Hi! I'm Yona and I'm currently a year 11 student, beginning a dreadful journey of VCE. I don't really know why I'm starting this post but I was inspired by others VCE journals that indirectly helped me. I wish that by the end of this journey, I'll be able to succeed too.
(To everyone who has a VCE journal, please keep writing it. I need that motivation and I wish you luck )
As the title shows I'm one of those academic victims not an academic weapon But as funny as it sounds not much people know that even my closest friends.
I think the act of trying to be seen the best, despite in reality struggling to scrape as good grades and getting pessimistic every time I get a bad grade. Has really impacted my mental health.
I was never the 1st ranker in my school's academic award ceremonies (for each year level). I was also never a 2nd or 3rd ranker either.
The highest rank I ever reached was being 4th but that was only one time, aka in year 9
So my point is I crave academic validation.

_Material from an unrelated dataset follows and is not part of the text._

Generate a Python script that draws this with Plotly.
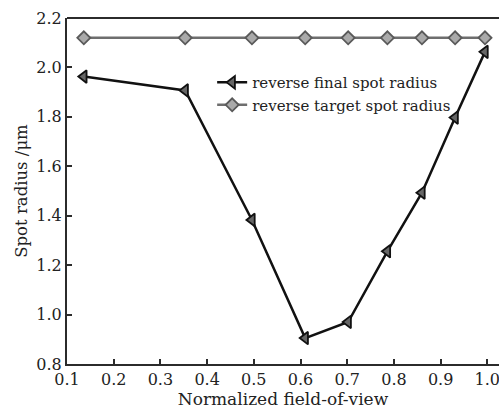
import plotly.graph_objects as go

# Normalized field-of-view sample positions
fov = [0.136, 0.353, 0.496, 0.61, 0.702, 0.786, 0.86, 0.931, 0.995]
# Reverse-optimized final spot radius (um)
final_radius = [1.963, 1.907, 1.383, 0.905, 0.970, 1.256, 1.493, 1.797, 2.063]
# Reverse target spot radius (um)
target_radius = [2.12, 2.12, 2.12, 2.12, 2.12, 2.12, 2.12, 2.12, 2.12]

x_ticks = [0.1, 0.2, 0.3, 0.4, 0.5, 0.6, 0.7, 0.8, 0.9, 1.0]
y_ticks = [0.8, 1.0, 1.2, 1.4, 1.6, 1.8, 2.0, 2.2]

FONT = "DejaVu Serif"
AX = "#2b2b2b"
TXT = "#222222"

fig = go.Figure()
fig.add_trace(go.Scatter(
    x=fov, y=final_radius, mode="lines+markers",
    name="reverse final spot radius",
    line=dict(color="#111111", width=2.5),
    marker=dict(symbol="triangle-left", size=11, color="#666666",
                line=dict(color="#111111", width=1.8)),
))
fig.add_trace(go.Scatter(
    x=fov, y=target_radius, mode="lines+markers",
    name="reverse target spot radius",
    line=dict(color="#6e6e6e", width=2.5),
    marker=dict(symbol="diamond", size=10, color="#aaaaaa",
                line=dict(color="#5a5a5a", width=1.8)),
))

axis_common = dict(
    showgrid=False, zeroline=False, showline=True, linecolor=AX, linewidth=2,
    ticks="inside", ticklen=5, tickwidth=1.5, tickcolor=AX,
    tickfont=dict(family=FONT, size=16, color=TXT),
    automargin=False,
)

fig.update_layout(
    width=499, height=412,
    margin=dict(l=67, r=0, t=18, b=48),
    paper_bgcolor="white", plot_bgcolor="white",
    showlegend=True,
    legend=dict(x=0.336, y=0.861, xanchor="left", yanchor="top",
                bgcolor="rgba(0,0,0,0)", tracegroupgap=0,
                font=dict(family=FONT, size=15, color=TXT),
                itemwidth=30),
    xaxis=dict(range=[0.1, 1.025], tickvals=x_ticks,
               ticktext=[f"{v:.1f}" for v in x_ticks],
               ticklabeloverflow="allow",
               title=dict(text="Normalized field-of-view", standoff=1,
                          font=dict(family=FONT, size=17, color=TXT)),
               **axis_common),
    yaxis=dict(range=[0.8, 2.2], tickvals=y_ticks,
               ticktext=[f"{v:.1f}" for v in y_ticks],
               title=dict(text="Spot radius /μm", standoff=5,
                          font=dict(family=FONT, size=16.5, color=TXT)),
               **axis_common),
)

# Top frame line of the plot box
fig.add_shape(type="line", xref="paper", yref="paper", x0=0, x1=1, y0=1, y1=1,
              line=dict(color=AX, width=2))

fig.write_html("out.html")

If I didn't get above 90% then I deemed myself unworthy and stupid. (To those feeling that way too, you are not alone, lets get through this.)
I want to write about my journey so that in the future I can look back and realise how much I've grown and improved. I also want to inspire others to break out of their negative mindset of not ever being good enough.
I will warn you that this is probably a very messy journey because wow do I not know what I'm doing. Let alone how to get out of this academic validation I strive off of.
The current subjects I'm undertaking are:
Unit 3 & 4 Biology
Unit 1 & 2: English, Math methods, Psychology, Art making and exhibition (is what my school calls it, I'm assuming its studio arts...? Idk), and Japanese second language
How I feel about each subject.
Bio = (Love-hate relationship)
Eng = (Probably one of my weakest subjects)
Math methods = (Please send help... Also a subject I'm not that confident in)
Psychology = (Its great I love the content, but its also content heavy, like another English subject)
Art = (Its a nice relaxing subject so far...but idk if I'm that good in it to do well, considering it scales down by a lot)
Japanese SL = οΈ
(I love it but at the same time Idk what I'm doing)
Heres to the beginning of my growth, one that I hope I can achieve. Pray and wish me luck that it goes well!